Jinting is a joint Ph.D. candidate in Educational Policy Studies and Curriculum & Instruction, with a minor in Anthropology. Since the summer of 2006 when her anthropological instinct brought her to the remote mountain region of Guizhou, China, she has been introduced to a rhythmic space whose intensity offers a glimpse into the harmoniously cacophonous Chinese society, a space penetrated and penetrating, fragmented by labor exiles, tourists, market ideologies, nationalist education myths, and ethnic youth’s coming of age in a landscape of performance. In her research, Jinting brings three interlocking pedagogical practices of state schooling, ethnic tourism, and labor migration into a joint purview, to understand the distinctive role public schooling serves in citizenship/subjectivity formation, the ways it variously intersects with interventionist state programs and market practices, how it embeds a desire to govern, and how it is reworked at the margin.
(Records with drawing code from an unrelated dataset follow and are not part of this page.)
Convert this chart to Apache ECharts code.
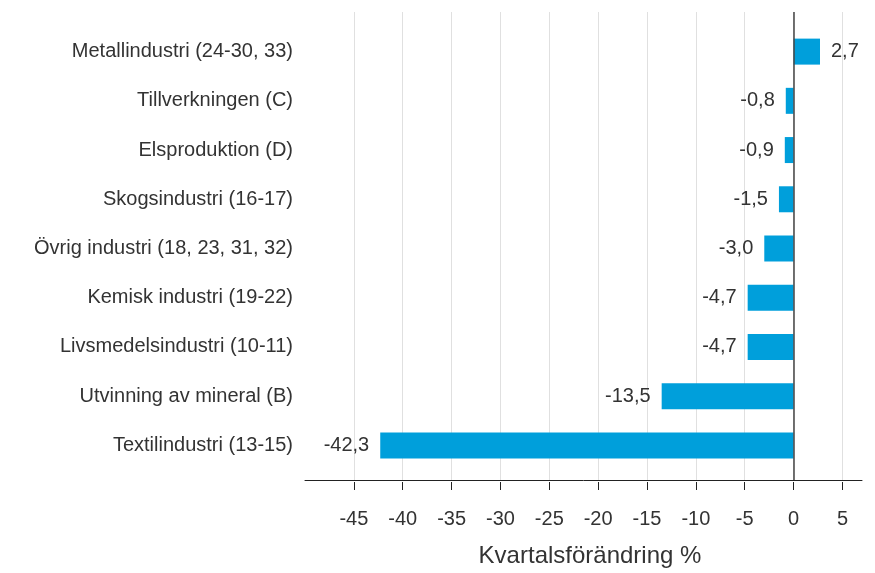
<!DOCTYPE html>
<html>
<head>
<meta charset="utf-8">
<script src="https://cdn.jsdelivr.net/npm/echarts@6/dist/echarts.min.js"></script>
<style>html,body{margin:0;padding:0;background:#fff;}#c{width:875px;height:573px;}</style>
</head>
<body>
<div id="c"></div>
<script>
var categories = [
  'Metallindustri (24-30, 33)',
  'Tillverkningen (C)',
  'Elsproduktion (D)',
  'Skogsindustri (16-17)',
  'Övrig industri (18, 23, 31, 32)',
  'Kemisk industri (19-22)',
  'Livsmedelsindustri (10-11)',
  'Utvinning av mineral (B)',
  'Textilindustri (13-15)'
];
var values = [2.7, -0.8, -0.9, -1.5, -3.0, -4.7, -4.7, -13.5, -42.3];
var tickValues = [-45, -40, -35, -30, -25, -20, -15, -10, -5, 0, 5];
var axisTitle = 'Kvartalsförändring %';

var FONT = '"Liberation Sans", Arial, sans-serif';
function fmt(v) { return v.toFixed(1).replace('.', ','); }

var chart = echarts.init(document.getElementById('c'));
chart.setOption({
  animation: false,
  backgroundColor: '#ffffff',
  grid: [
    {left: 305, right: 13, top: 27, height: 443},
    {left: 305, right: 13, top: 12, height: 470},
    {left: 305, right: 13, top: 482, height: 8}
  ],
  xAxis: [
    {gridIndex: 0, type: 'value', min: -50, max: 7, interval: 5, show: false},
    {
      gridIndex: 1, type: 'value', min: -50, max: 7, interval: 5,
      name: axisTitle, nameLocation: 'middle', nameGap: 64,
      nameTextStyle: {fontFamily: FONT, fontSize: 24, color: '#333', padding: [0, 0, 0, 13]},
      axisLine: {show: true, onZero: false, lineStyle: {color: '#222', width: 1}},
      axisTick: {show: false},
      axisLabel: {customValues: tickValues, margin: 29, fontFamily: FONT, fontSize: 20, color: '#333'},
      splitLine: {show: true, showMinLine: false, showMaxLine: false, lineStyle: {color: '#e0e0e0', width: 1}}
    },
    {
      gridIndex: 2, type: 'value', min: -50, max: 7, interval: 5,
      axisLine: {show: false}, axisTick: {show: false}, axisLabel: {show: false},
      splitLine: {show: true, showMinLine: false, showMaxLine: false, lineStyle: {color: '#222', width: 1}}
    }
  ],
  yAxis: [
    {
      gridIndex: 0, type: 'category', data: categories, inverse: true,
      axisLine: {show: false}, axisTick: {show: false},
      axisLabel: {margin: 12, fontFamily: FONT, fontSize: 20, color: '#333'}
    },
    {gridIndex: 1, type: 'value', show: false, min: 0, max: 1},
    {gridIndex: 2, type: 'value', show: false, min: 0, max: 1}
  ],
  series: [
    {
      type: 'bar', xAxisIndex: 0, yAxisIndex: 0, barWidth: 26,
      data: values.map(function (v) {
        return {value: v, label: {position: v < 0 ? 'left' : 'right'}};
      }),
      itemStyle: {color: '#009fdb'},
      label: {
        show: true, fontFamily: FONT, fontSize: 20, color: '#333', distance: 11,
        formatter: function (p) { return fmt(p.value); }
      }
    },
    {
      type: 'line', xAxisIndex: 1, yAxisIndex: 1, data: [], silent: true,
      markLine: {
        silent: true, symbol: 'none', label: {show: false},
        lineStyle: {color: '#444', width: 1.5, type: 'solid'},
        data: [{xAxis: 0}]
      }
    }
  ]
});
</script>
</body>
</html>
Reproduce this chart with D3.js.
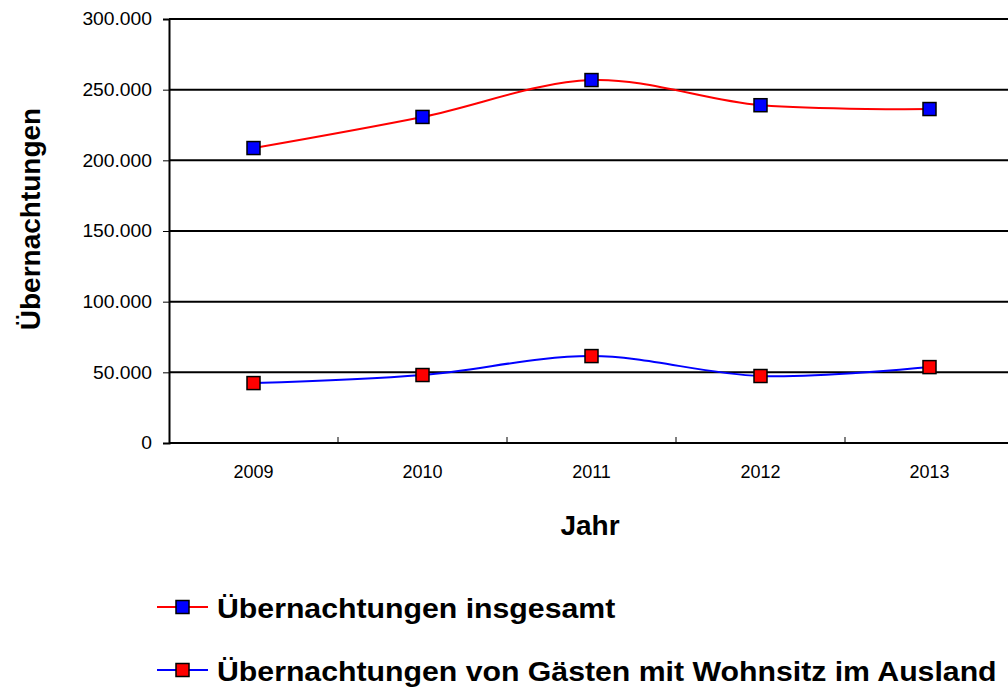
<!DOCTYPE html>
<html>
<head>
<meta charset="utf-8">
<script src="https://cdn.jsdelivr.net/npm/d3@7"></script>
<style>
  body { margin: 0; background: #fff; }
  svg { font-family: "Liberation Sans", Arial, sans-serif; }
</style>
</head>
<body>
<div id="chart"></div>
<script>
var svgWidth = 1008;
var svgHeight = 693;

// data
var years = ["2009", "2010", "2011", "2012", "2013"];
var insgesamt = [208700, 230700, 256800, 239000, 236300];
var ausland = [42400, 48100, 61500, 47400, 53700];
var yTicks = [0, 50000, 100000, 150000, 200000, 250000, 300000];
var seriesNames = ["Übernachtungen insgesamt", "Übernachtungen von Gästen mit Wohnsitz im Ausland"];

var plot = { left: 169, right: 1014, top: 19, bottom: 443 };

var svg = d3.select("#chart")
  .append("svg")
  .attr("width", svgWidth)
  .attr("height", svgHeight);

// the scanned original is a bit wider than the font, stretch text slightly
function stretch(sel, k) {
  sel.each(function() {
    var w = this.getComputedTextLength();
    d3.select(this)
      .attr("textLength", w * k)
      .attr("lengthAdjust", "spacingAndGlyphs");
  });
}

var x = d3.scaleBand()
  .domain(years)
  .range([plot.left, plot.right]);

var y = d3.scaleLinear()
  .domain([0, 300000])
  .range([plot.bottom, plot.top]);

var fmt = function(d) {
  return d === 0 ? "0" : d3.format(",")(d).replace(/,/g, ".");
};

// gridlines
svg.append("g")
  .selectAll("line")
  .data(yTicks)
  .enter()
  .append("line")
  .attr("x1", plot.left)
  .attr("x2", svgWidth)
  .attr("y1", d => y(d))
  .attr("y2", d => y(d))
  .attr("stroke", "#000")
  .attr("stroke-width", 2);

// y axis
var yAxis = svg.append("g")
  .attr("transform", `translate(${plot.left},0)`)
  .call(d3.axisLeft(y).tickValues(yTicks).tickFormat(fmt).tickSize(6).tickPadding(11));
yAxis.select(".domain").attr("stroke-width", 2);
yAxis.selectAll("text").attr("font-size", 18).attr("fill", "#000").call(stretch, 1.07);

// x axis, ticks between categories
var xAxis = svg.append("g")
  .attr("transform", `translate(0,${plot.bottom})`)
  .call(d3.axisBottom(x).tickSize(0).tickPadding(22));
xAxis.select(".domain").remove();
xAxis.selectAll("text").attr("font-size", 18).attr("fill", "#000");
svg.append("g")
  .selectAll("line")
  .data(years.slice(1))
  .enter()
  .append("line")
  .attr("x1", d => x(d))
  .attr("x2", d => x(d))
  .attr("y1", plot.bottom)
  .attr("y2", plot.bottom - 6)
  .attr("stroke", "#000")
  .attr("stroke-width", 1);

// titles
svg.append("text")
  .attr("transform", "translate(40,219) rotate(-90)")
  .attr("text-anchor", "middle")
  .attr("font-size", 28)
  .attr("font-weight", "bold")
  .text("Übernachtungen");

svg.append("text")
  .attr("x", 590)
  .attr("y", 535)
  .attr("text-anchor", "middle")
  .attr("font-size", 28)
  .attr("font-weight", "bold")
  .text("Jahr");

var line = d3.line()
  .x((d, i) => x(years[i]) + x.bandwidth() / 2)
  .y(d => y(d))
  .curve(d3.curveCatmullRom.alpha(0));

var series = [
  { values: insgesamt, line: "#ff0000", marker: "#0000ff" },
  { values: ausland, line: "#0000ff", marker: "#ff0000" }
];

series.forEach(function(s) {
  svg.append("path")
    .datum(s.values)
    .attr("d", line)
    .attr("fill", "none")
    .attr("stroke", s.line)
    .attr("stroke-width", 2);

  svg.append("g")
    .selectAll("rect")
    .data(s.values)
    .enter()
    .append("rect")
    .attr("x", (d, i) => x(years[i]) + x.bandwidth() / 2 - 6.5)
    .attr("y", d => y(d) - 6.5)
    .attr("width", 13)
    .attr("height", 13)
    .attr("fill", s.marker)
    .attr("stroke", "#000")
    .attr("stroke-width", 1.5);
});

// legend
var legend = svg.append("g");
series.forEach(function(s, i) {
  var ly = 607 + i * 63;
  legend.append("line")
    .attr("x1", 157).attr("x2", 208)
    .attr("y1", ly).attr("y2", ly)
    .attr("stroke", s.line)
    .attr("stroke-width", 2);
  legend.append("rect")
    .attr("x", 176).attr("y", ly - 6.5)
    .attr("width", 13).attr("height", 13)
    .attr("fill", s.marker)
    .attr("stroke", "#000")
    .attr("stroke-width", 1.5);
  legend.append("text")
    .attr("x", 217)
    .attr("y", ly + 11)
    .attr("font-size", 28)
    .attr("font-weight", "bold")
    .text(seriesNames[i])
    .call(stretch, 1.08);
});
</script>
</body>
</html>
She believes children’s social conditions of being and becoming in ethnic sites can speak volumes about the dynamics and consequences of China’s modernization discourse and the fundamental features of contemporary Chinese governmentality. Jinting is currently living in the Miao/Dong community of southwest Guizhou, conducting a 15-month ethnographic research, partially funded by the Social Science Research Council’s International Dissertation Research Fellowship and the Tashia F. Morgridge Wisconsin Distinguished Graduate Fellowship.

 

May Hara- mhara@wisc.edu

May’s dissertation is an ethnographic study of how families and school staff co-construct definitions of "successful" home-school relationships in a middle school experiencing significant demographic change. She is particularly interested in exploring how factors such as race, socio-economic class, immigrant status and linguistic background intersect to privilege certain definitions of home-school relationships in a diverse school community. Additional research interests include the experiences of immigrant families with U.S. public schooling in non-gateway communities, middle school education, and teacher education geared towards working with diverse populations.

 

Annalee Goodaggood@wisc.edu

Annalee's research interests include the landscape of teacher-student relationships in K-12 classrooms, as well as the role of teachers in educational policymaking. Her dissertation research is focused on investigating influences of various institutional contexts on the propensity of K-12 teachers to participate in educational policy advocacy. She also is a project assistant for the Wisconsin Center for Education Research, conducting qualitative research for the Multisite Evaluation of Supplemental Educational Services.

 

Andrew Epstein - aiepstein@wisc.edu

Andrew investigates the intersections between education, globalization, and forced migration in East Africa. He uses primarily ethnographic methods in school sites to examine how global interconnectedness and population displacement impacts social, economic, and political landscapes in particular communities. His dissertation is on education and the return of refugees in rural areas of southern Sudan. Andrew is also a monitoring and evaluation and teacher training consultant for international humanitarian aid organizations working in the area of education in emergencies and post-conflict situations. He also has conducted research on refugee education, internationalization and interdisciplinarity in higher education, and alternative education in the United States. Prior to beginning his doctoral work, he was a high school English teacher and alternative school principal for over 15 years where he worked primarily with at-risk youth in both urban and rural settings.